TDMA and CDMA phones register in the network through a process known as authentication. Since in the HLR, the cell phone number exists in the system database with reference to a particular ESN, rather than a SIM card, each time the phone calls out it has to reauthenticate with the network, to make sure that nobody is trying to spoof the network by programming a different phone with the same number.

Authentication involves something called, funnily enough, an Authentication Key, or A-Key for short. This key is, in short, the result of an algorithm involving the serial number of the phone and a number of other factors. It helps keep you from getting loads of charges from Tijuana and places south on your bill.

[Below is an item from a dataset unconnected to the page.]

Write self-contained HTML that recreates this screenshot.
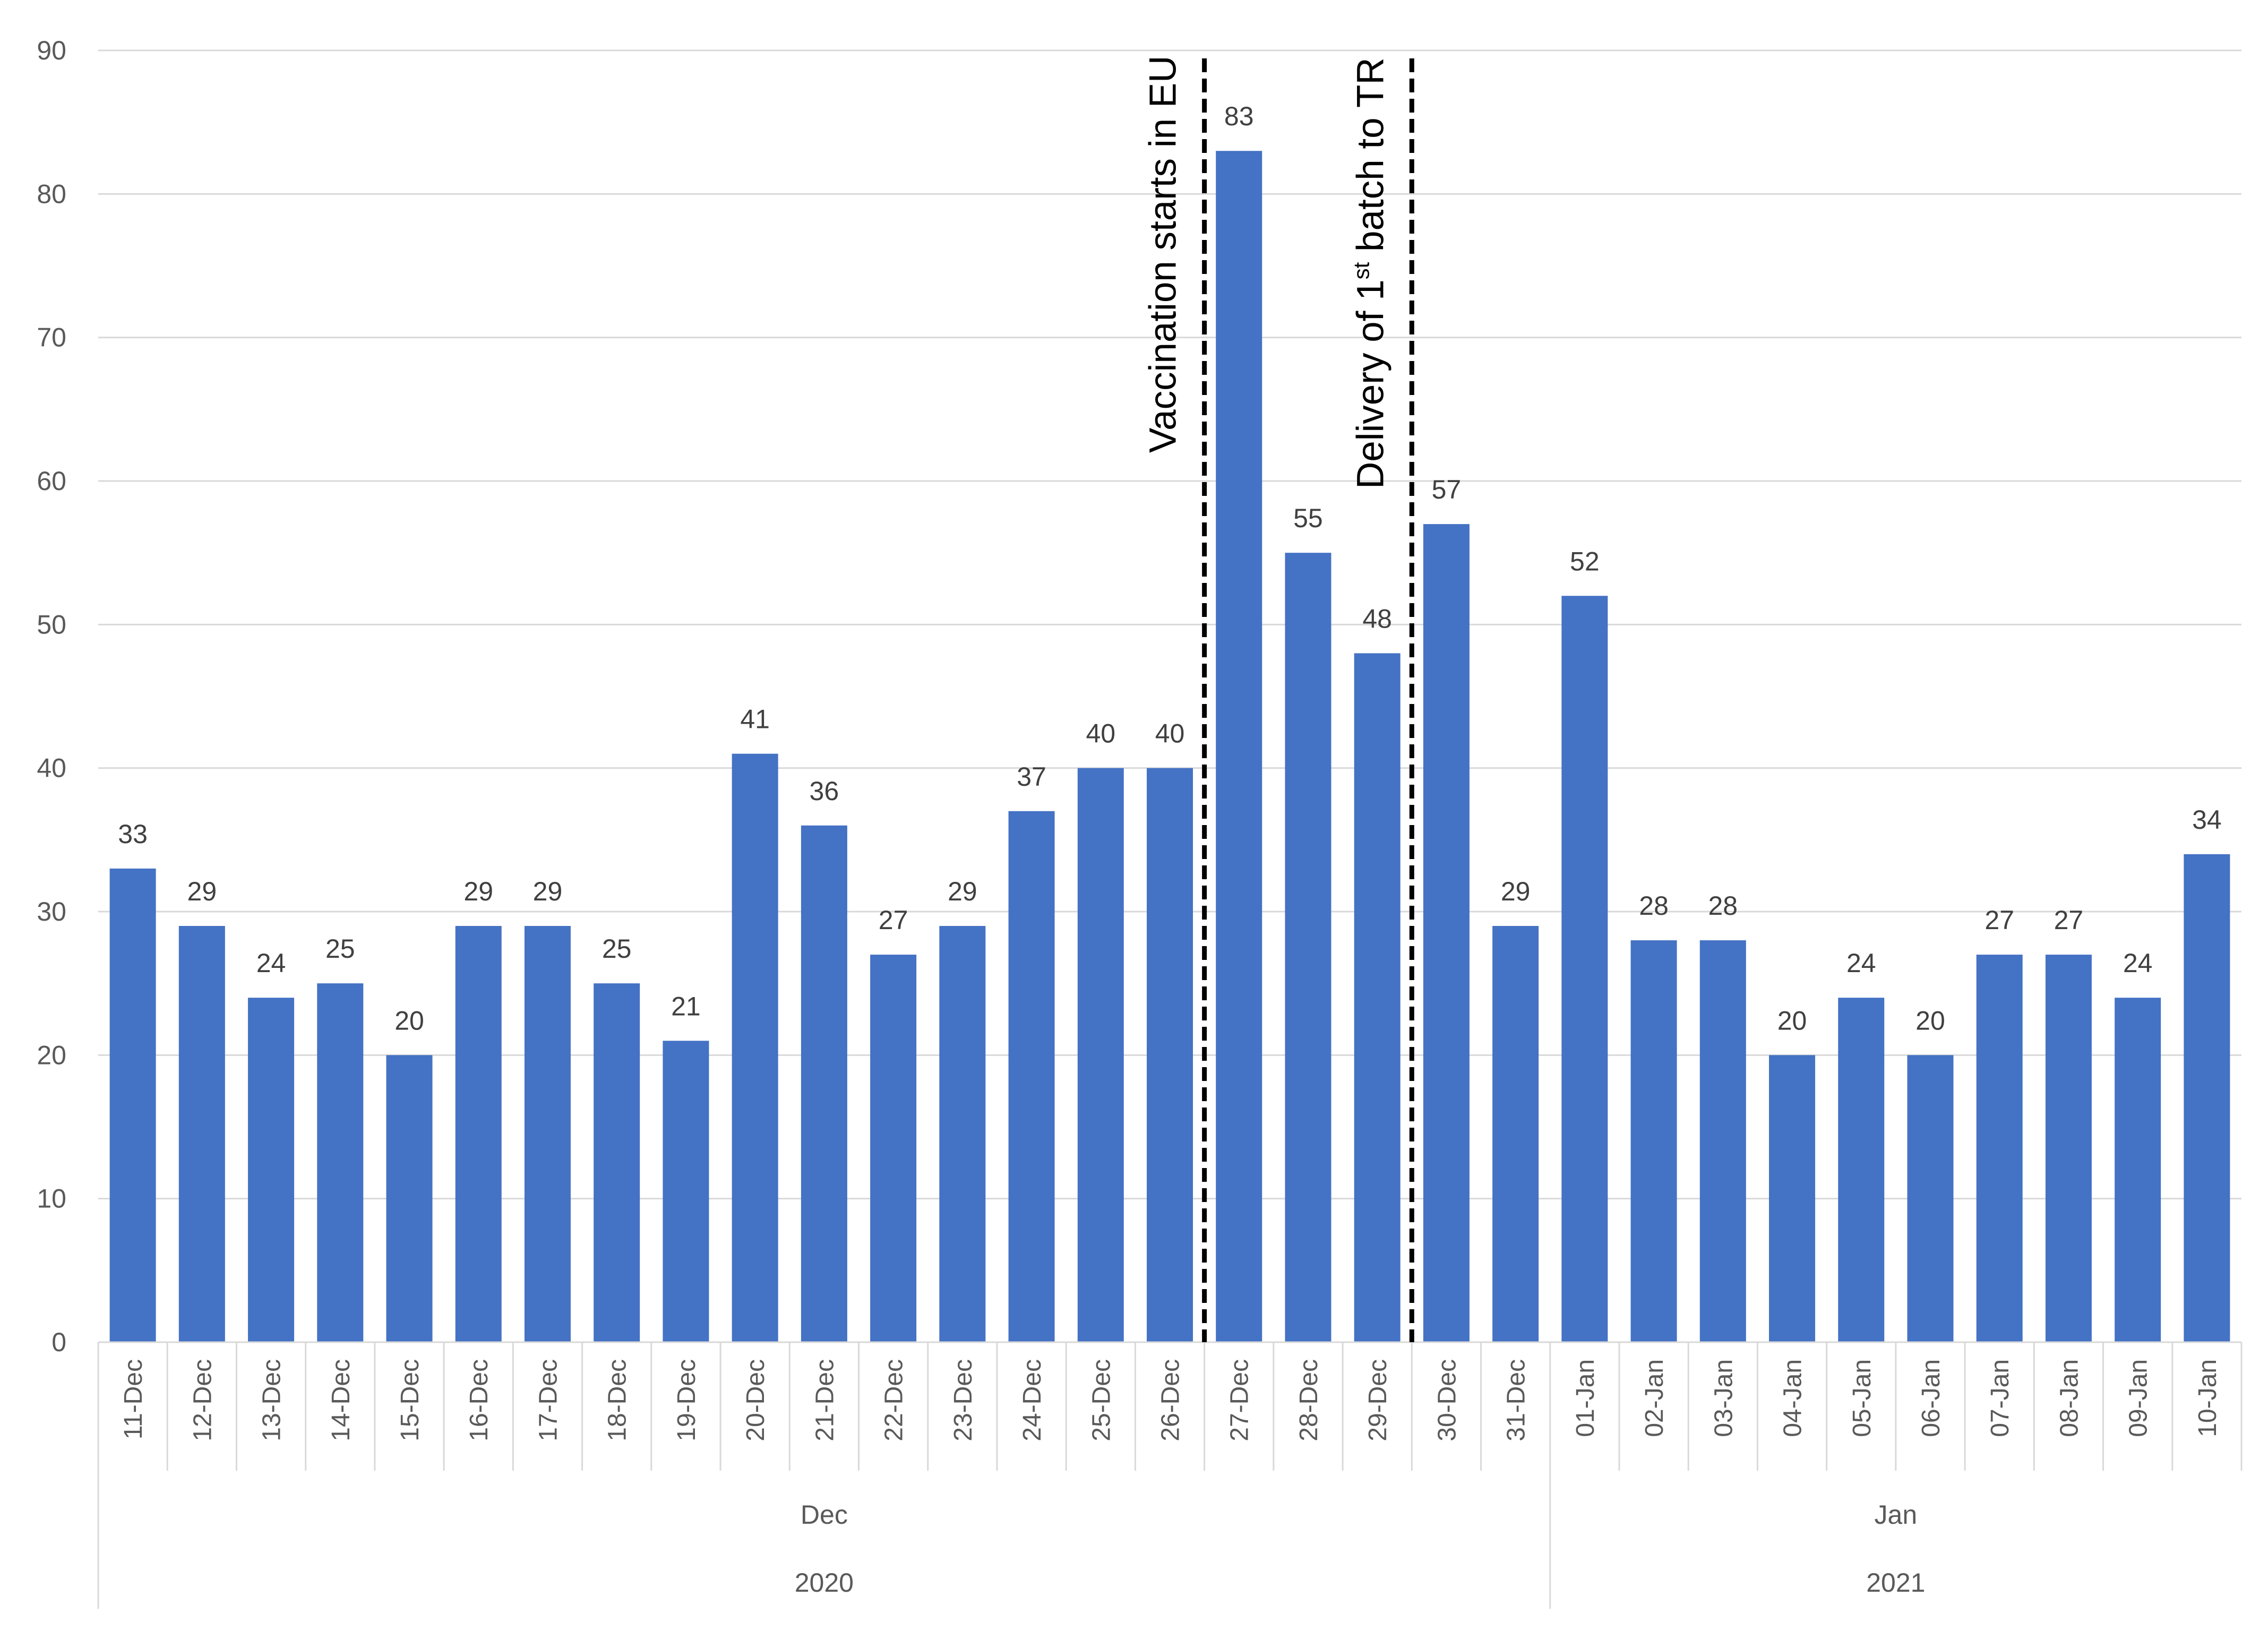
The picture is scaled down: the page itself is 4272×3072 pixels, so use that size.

Periodically, customers will call in who for some reason have lost that authentication. Maybe they traveled in the wrong place, or the network burped, or they were just screwing around with their phone. In any case, they can no longer call out, and incoming calls are going directly to their voicemail box.

Reprogramming a TDMA or CDMA phone helps more often than you might think, but won't necessarily force the issue enough. One solution is to attempt a hard power shock, which basically amounts to taking the battery off of the phone while the phone is still on.

More common, however, in addition to the short programming, is a Dummy ESN Change.

This amounts to going into the billing system (usually) and changing the ESN, which is an 11 digit serial number (or 8 if the customer's phone serial number is in hexidecimal) to the same number, but with half the digits as 0's or 1's.

So, for instance, we have a customer with a nokia phone whose serial number is 06404335221.

We change the serial number to 06404000000, and save.

Once the change has processed through the system and been updated on the switch, we change it back. Then we reprogram the sucker.

Seventy-five percent of the time, this fixes the customer's phone. Occasionally, rarely, we will actually program a new A-Key into the phone, but this harms more often than it helps, opening the phone up to wider security issues.

Beyond that, we generally try to talk the customer into upgrading to GSM, because TDMA is a piece of crap anyway.